In 1972 four filmmakers – Joanna Davis, Mary Pat Leece, Ron Peck and Wilf Thust – came together to set up a new film workshop and cinema on Roman Road in east London. The aim of Four Corners was to bring the craft of filmmaking to those who had previously been excluded from the practice. Its early films also turned the lens on diverse communities who had largely been ignored up until then, including East End working class women, Bangladeshis and London’s gay scene.
Around the same time, a workshop and gallery called The Half Moon Photography Workshop (later known as Camerawork) opened up two doors down from Four Corners on Roman Road. They began publishing Camerawork magazine in 1976, with a focus on demystifying and democratising the practice of photography. It became known for its visual commentary on the political and social upheavals of the time such as The Troubles in Ireland, and working with renowned photographers such as Martin Parr and Chris Steele-Perkins.
These two organisations were fundamental in revolutionising London’s independent film and photography scene in the 1970s and 1980s, and their contribution to the movement is now being celebrated as part of a new retrospective exhibition at Four Corners, which still exists on Roman Road.

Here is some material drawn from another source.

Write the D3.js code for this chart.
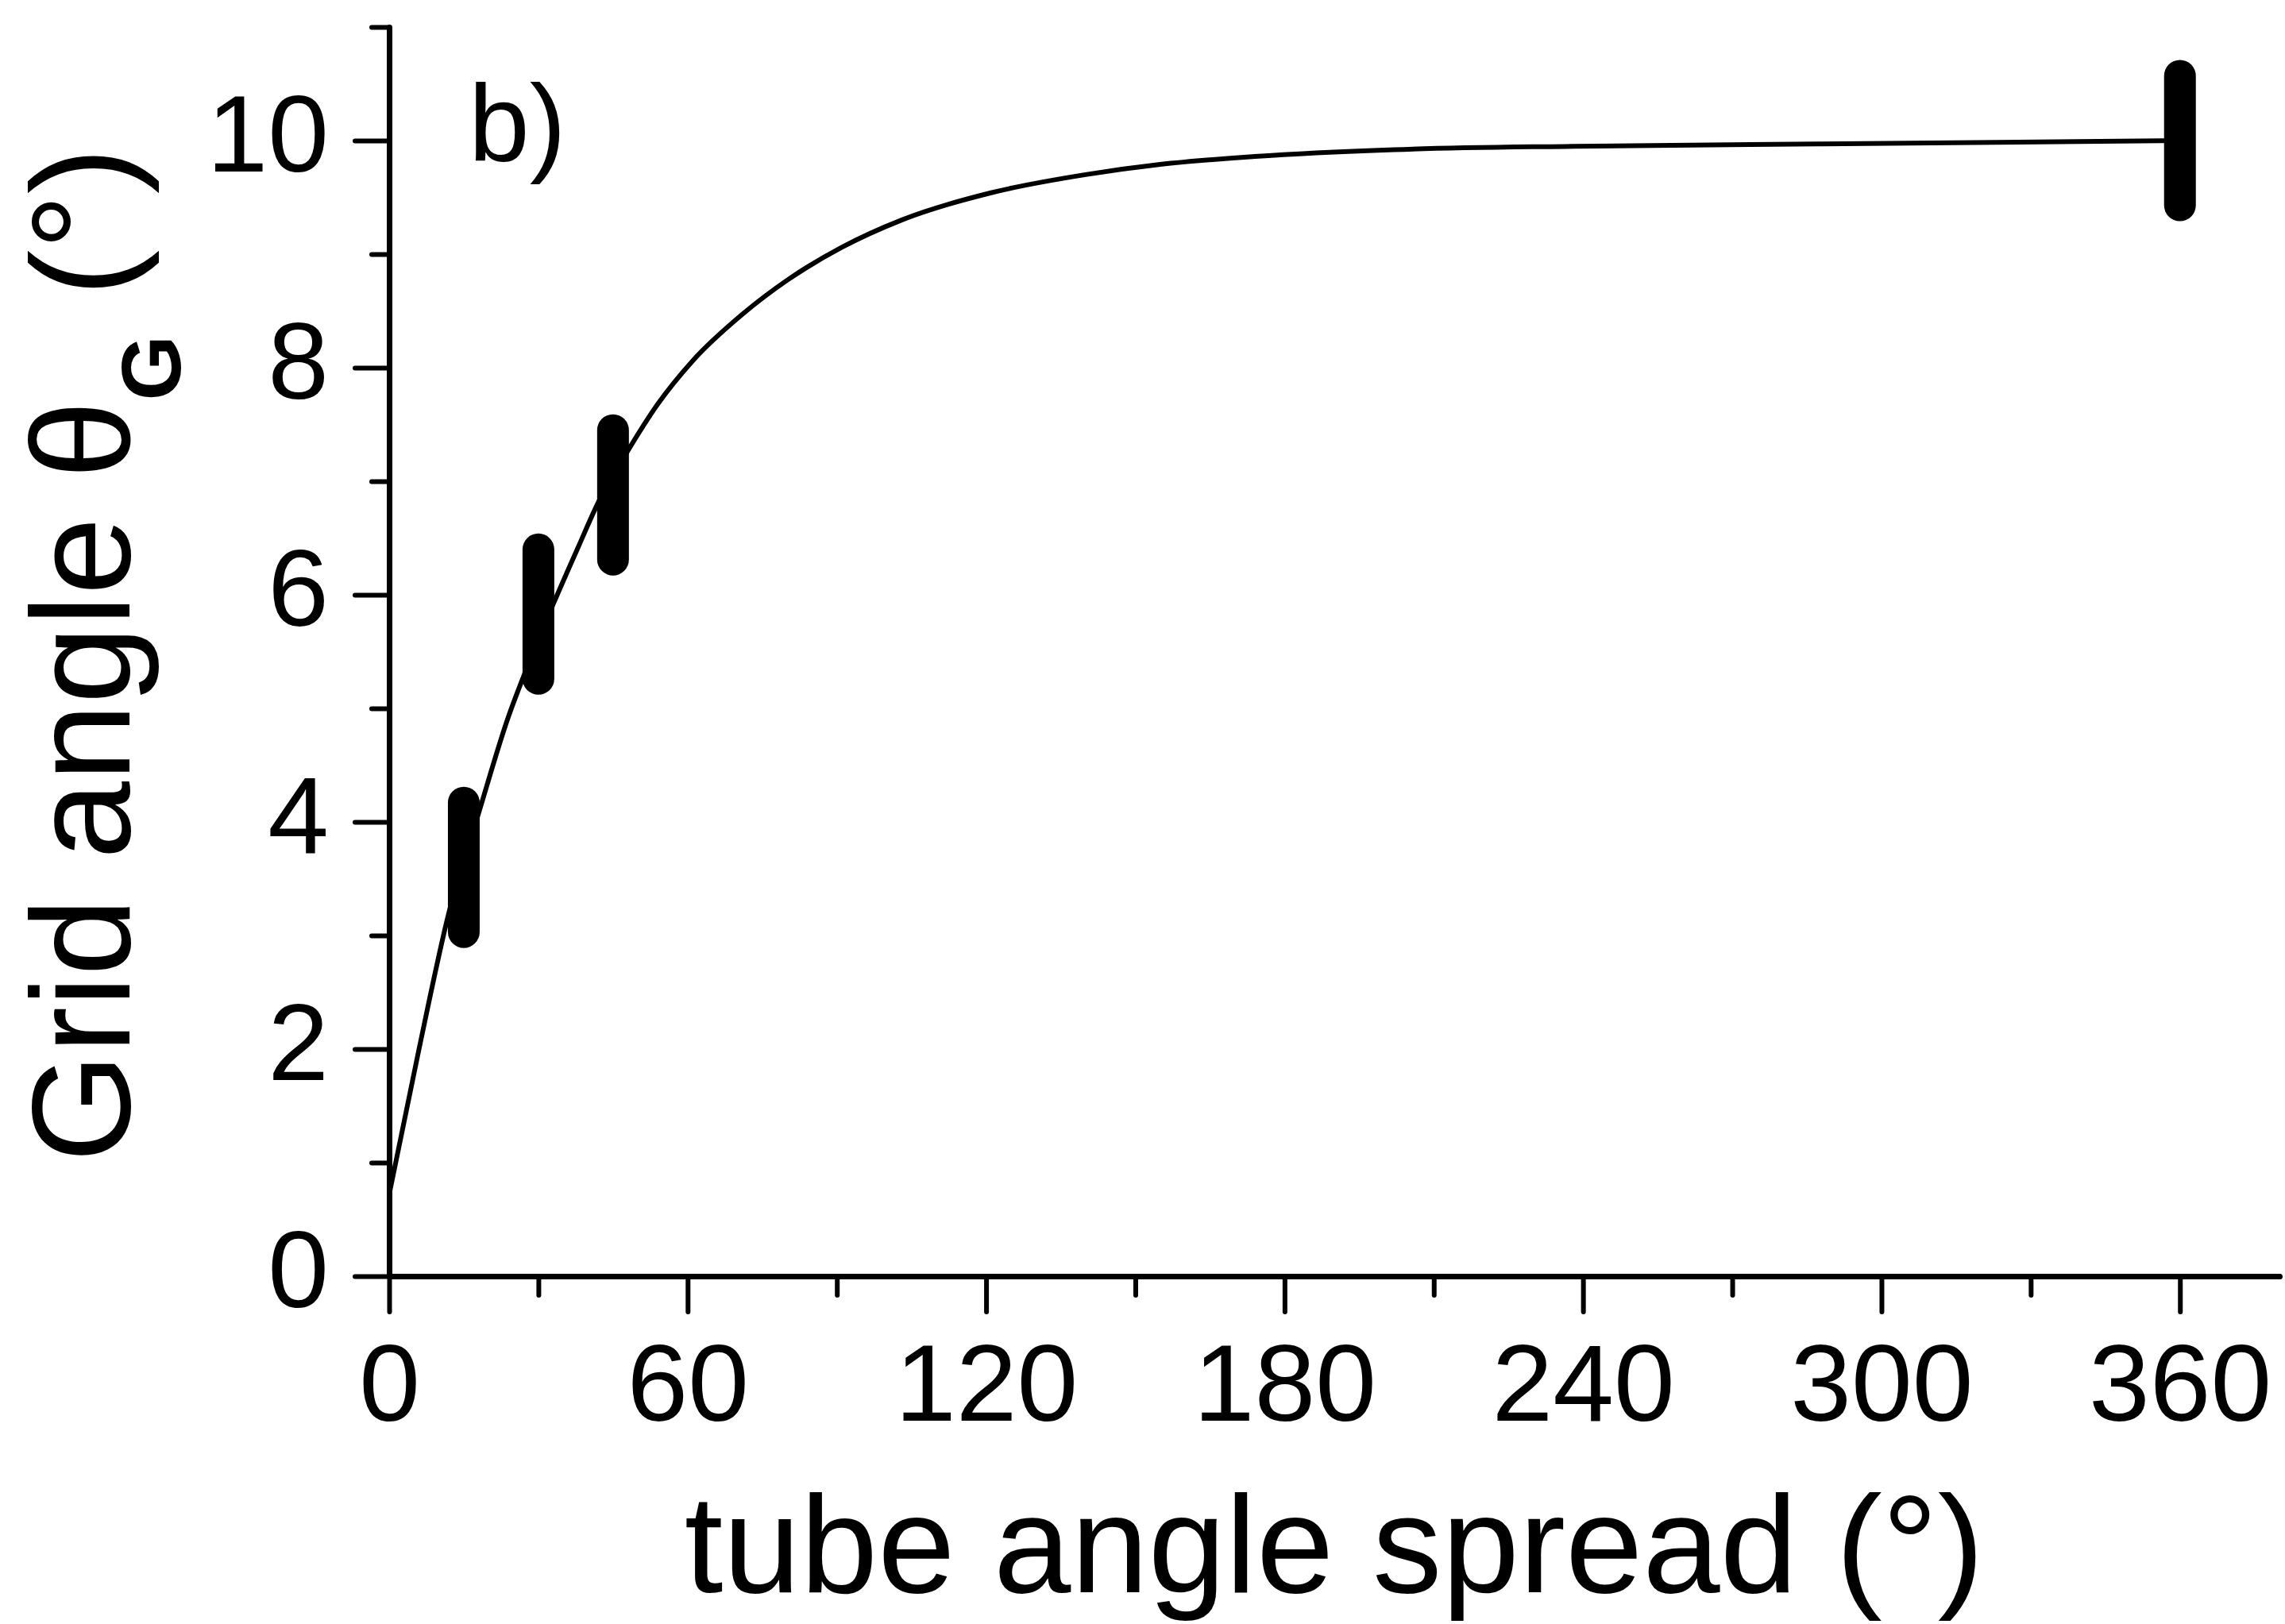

The centre was given a £100,000 grant by the Heritage Lottery Fund in 2016 to research and archive its early work along with that of Camerawork. This research has culminated in a digital archive and accompanying exhibition showcasing the two organisations’ work from 1972-1987. The archive will see sixteen films, more than 1,000 photographs, posters, recordings and all 32 issues of Camerawork digitised for the first time.
The exhibition will include archive material and photos form the likes of Susan Meiselas, Mike Goldwater and Peter Kennard, alongside posters, extracts from Four Corners’ films, oral histories and an accompanying public talks programme run in partnership with Birkbeck, University of London.